University of Washington
Enterprise Quality of Service (QoS) concerns the transformation of current
best-effort, single-class-of-service internets into systems that can offer
one or more levels of preferred service to certain classes of users or
applications. The goal of having a network with preferred service levels
is to increase the probability that critical or demanding applications
will receive enough bandwidth (and absence of delay) to succeed. The
importance of having preferred service levels depends on the amount of
(instantaneous) congestion in the enterprise network. The term QoS is
susceptible to many different definitions, and a wide spectrum of
implementation approaches. Choosing the "best" one will require making
decisions about the relative costs of network capacity and the machinery
to manage it.
There are three kinds of people with respect to network QoS: optimists,
pessimists, and fence-sitters. Optimists believe that the cost of
bandwidth is or soon will be less than the cost of complex mechanisms for
managing it. Pessimists believe that bandwidth will always be scarce and
therefore complex end-to-end QoS mechanisms will be essential in order for
advanced applications to succeed in a shared Internet infrastructure. The
fence-sitters want to believe the optimists (and indeed do believe them
with respect to campus/enterprise bandwidth) but aren't so sure about
wide-area bandwidth (notwithstanding advances such as DWDM). In any case,
the fence-sitters figure they better have a contingency plan in case the
pessimists are, at least partially, right.
This paper attempts to identify key issues in enterprise QoS, and then
outlines a "fence-sitter" strategy that emphasizes operational simplicity
but also tries to hedge bets. Key points include:
- The problem focus is providing support for different classes of
service in a campus or enterprise network infrastructure.
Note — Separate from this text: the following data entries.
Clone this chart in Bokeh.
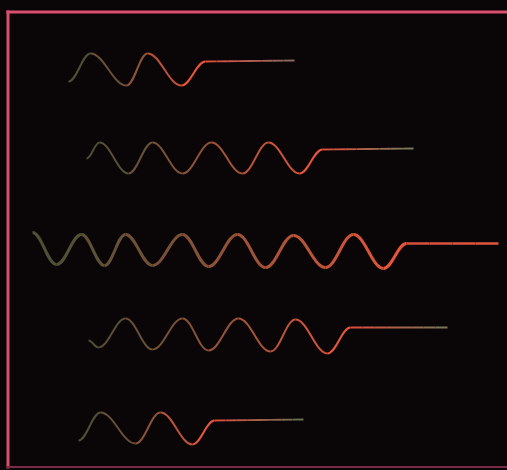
import numpy as np
from bokeh.plotting import figure
from bokeh.models import Range1d, ColumnDataSource
from bokeh.embed import file_html
from bokeh.resources import INLINE

# ---- data: turning points of each oscilloscope trace (time, level) ----
t1 = [68, 90, 126, 147, 181, 205]
v1 = [81, 53, 85, 53, 85, 61]

t2 = [86, 99, 128, 152, 182, 211, 242, 268, 299, 322]
v2 = [158, 142, 173, 142, 173, 142, 173, 142, 173, 149]

t3 = [32, 56, 81, 104, 125, 152, 182, 208, 237, 265, 293, 325, 353, 383, 406]
v3 = [232, 264, 234, 265, 234, 265, 234, 266, 234, 267, 235, 267, 234, 268, 243]

t4 = [88, 98, 125, 152, 182, 208, 238, 270, 295, 327, 350]
v4 = [340, 347, 318, 349, 318, 350, 318, 351, 319, 353, 327]

t5 = [78, 100, 135, 160, 192, 214]
v5 = [440, 412, 443, 412, 444, 420]

flat_end_t = [294, 413, 498, 447, 303]
flat_end_v = [60, 148, 243, 327, 419]

# ---- style ----
BG = "#0a0507"
FRAME = "#d9506e"
DIM = "#4e5036"
BRIGHT = "#e8553a"
END_COLORS = ["#8a6a62", "#7a7a5a", "#e0583c", "#7a7658", "#6a7050"]
WIDTHS = [2.0, 2.0, 3.0, 2.0, 2.0]


def hx(c):
    c = c.lstrip("#")
    return np.array([int(c[i:i + 2], 16) for i in (0, 2, 4)], dtype=float)


def lerp(a, b, f):
    r = hx(a) * (1 - f) + hx(b) * f
    return "#%02x%02x%02x" % tuple(int(round(v)) for v in r)


p = figure(width=507, height=470, x_range=Range1d(0, 507), y_range=Range1d(470, 0),
           toolbar_location=None, output_backend="svg", min_border=0,
           background_fill_color=BG, border_fill_color=BG, outline_line_color=None)
p.axis.visible = False
p.grid.visible = False

# frame
p.segment(x0=[7.5, 6], y0=[10, 11.5], x1=[7.5, 507], y1=[468, 11.5],
          line_color=FRAME, line_width=3)
p.segment(x0=[6], y0=[466.5], x1=[507], y1=[466.5], line_color="#7a2a45", line_width=2)

traces = [(t1, v1), (t2, v2), (t3, v3), (t4, v4), (t5, v5)]
K = 0.38
for i, (ts, vs) in enumerate(traces):
    ts = np.array(ts, float)
    vs = np.array(vs, float)
    n = len(ts) - 1
    dx = ts[1:] - ts[:-1]
    cols = [lerp(DIM, BRIGHT, (j / max(n - 1, 1)) ** 1.3) for j in range(n)]
    src = ColumnDataSource(dict(
        x0=ts[:-1], y0=vs[:-1], x1=ts[1:], y1=vs[1:],
        cx0=ts[:-1] + K * dx, cy0=vs[:-1],
        cx1=ts[1:] - K * dx, cy1=vs[1:], c=cols))
    p.bezier(x0="x0", y0="y0", x1="x1", y1="y1", cx0="cx0", cy0="cy0",
             cx1="cx1", cy1="cy1", line_color="c", line_width=WIDTHS[i],
             source=src)
    # flat tail, coloured from bright to the fading end colour
    xs = np.linspace(ts[-1], flat_end_t[i], 9)
    ys = np.linspace(vs[-1], flat_end_v[i], 9)
    fc = [lerp("#d8503e", END_COLORS[i], k / 7) for k in range(8)]
    p.segment(x0=xs[:-1], y0=ys[:-1], x1=xs[1:], y1=ys[1:], line_color=fc,
              line_width=WIDTHS[i] * 0.9)

html = file_html(p, INLINE)
html = html.replace("<head>", "<head><style>html,body{background:%s;}</style>" % BG, 1)
open("out.html", "w").write(html)
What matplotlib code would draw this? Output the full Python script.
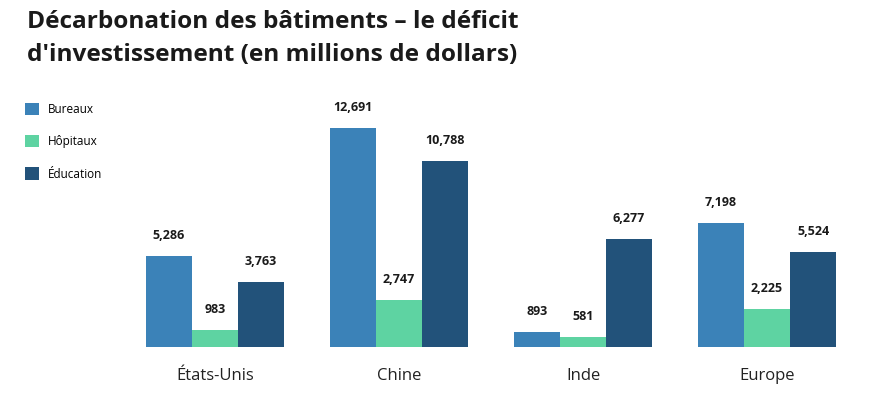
import numpy as np
import matplotlib.pyplot as plt

plt.rcParams['font.family'] = ['Open Sans', 'DejaVu Sans']

regions = ["États-Unis", "Chine", "Inde", "Europe"]
series = ["Bureaux", "Hôpitaux", "Éducation"]
bureaux = [5286, 12691, 893, 7198]
hopitaux = [983, 2747, 581, 2225]
education = [3763, 10788, 6277, 5524]
colors = ["#3b82b8", "#5ed3a2", "#22527a"]

fig = plt.figure(figsize=(8.7, 3.97), dpi=100)
ax = fig.add_axes([100 / 870, 50 / 397, 760 / 870, 219 / 397])

x = np.arange(len(regions))
w = 0.25
for i, (vals, name, c) in enumerate(zip([bureaux, hopitaux, education], series, colors)):
    bars = ax.bar(x + (i - 1) * w, vals, w, color=c, label=name)
    for b, v in zip(bars, vals):
        ax.annotate(f"{v:,}", (b.get_x() + b.get_width() / 2, v),
                    xytext=(0, 10), textcoords="offset points",
                    ha="center", va="bottom", fontsize=9, fontweight="bold",
                    color="#1a1a1a", annotation_clip=False)

ax.set_xlim(-0.625, 3.505)
ax.set_ylim(0, 12691)
ax.set_xticks(x)
ax.set_xticklabels(regions, fontsize=12, color="#222222")
ax.tick_params(axis="x", length=0, pad=15)
ax.set_yticks([])
for s in ax.spines.values():
    s.set_visible(False)

fig.text(27 / 870, 1 - 10 / 397, "Décarbonation des bâtiments – le déficit\nd'investissement (en millions de dollars)",
         ha="left", va="top", fontsize=17.6, fontweight="bold", color="#1a1a1a", linespacing=1.52)

fig.legend(loc="upper left", bbox_to_anchor=(14 / 870, 1 - 92 / 397), frameon=False,
           fontsize=8.5, handlelength=1.25, handleheight=1.25, labelspacing=1.62,
           handletextpad=0.7)

plt.savefig("out.png", dpi=100)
The
principal concerns are recurring costs and network reliability.
- While attempting to provide a specific level of service for certain
applications or users, real-world QoS solutions must also preserve
some minimum amount of bandwidth for baseline or best-effort service.
(Network managers can die at the hands of the few or the many :)
- Different QoS strategies are appropriate for different parts of a
network, depending on probabilities of congestion (as well as
non-technical issues.) Three different "congestion zones" are
identified: local subnet, enterprise backbone, and border/wide-area.
- Within a particular "congestion zone", the desireability of using
admission control or other "heavy weight" QoS mechanisms depends on
the answers to several key questions, in particular: a) Is the cost of
bandwidth greater or less than the cost of managing it? b) Is the
prevailing economic environment such that a revenue stream exists to
allow adding capacity? c) If capacity is insufficient, do you prefer to
disappoint users via poor session performance, or via denial of service
- One conclusion: IF bandwidth costs more than managing it, AND there is
inadequate revenue for adding capacity, AND busy signals are preferable
to degraded sessions, THEN admission control is necessary and desirable
(but probably not otherwise).
- If different portions of a network may have different (or no) packet
prioritization mechanisms, what differentiation info should be carried
in each packet? As a model for thinking about packet prioritization
requirements consider the following taxonomy: Differentiation by a)
application type/need, b) user/application desire, and c)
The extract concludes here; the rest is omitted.